Howard explained the rationale and scale using examples: the $5 per‑member figure would average approximately $2.7 million for a typical plan and could be substantially larger for national firms (examples shown ranged up to tens of millions for the largest entities). He also described legal remedies ranging from administrative actions to licensing notifications if voluntary compliance failed.

Board members raised concerns that the $5 per‑member starting point and year‑over‑year doubling may be insufficient to induce prompt compliance; several members urged a larger initial penalty or faster escalation (for example, quarterly doubling). Member Ian Lewis said small per‑member rates with slow escalation could make noncompliance a predictable "cost of doing business," while others noted most submitters (48 of 50) had complied but emphasized the need to deter the holdouts.

Public commenters — Health Access California, the National Union of Healthcare Workers, hospitals and plans — gave differing perspectives. Advocates and union representatives called for larger, transparent, escalating penalties scaled to entity size and limited waivers, citing DMHC enforcement precedents and the risk that very large national revenues can absorb modest fines.
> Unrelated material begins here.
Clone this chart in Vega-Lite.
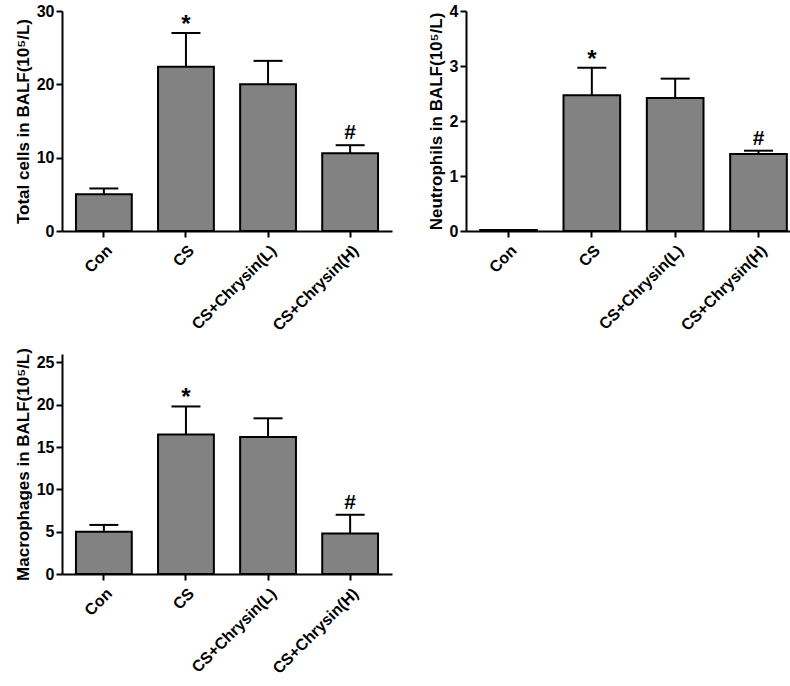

Plans, including the California Association of Health Plans, said the industry has largely complied, asked OCA to recognize cooperative work and urged practical, transparent rules.

After robust discussion and public comment, Secretary Kim Johnson proposed tabling the penalty motion and asked staff to return in November with a revised proposal that better aligns penalty scale and timing with enforcement tools. The board accepted that direction.

What’s next: Staff will revise the per‑member and escalation proposals and return to the board in November with a new draft motion and additional analysis of legal and timing implications.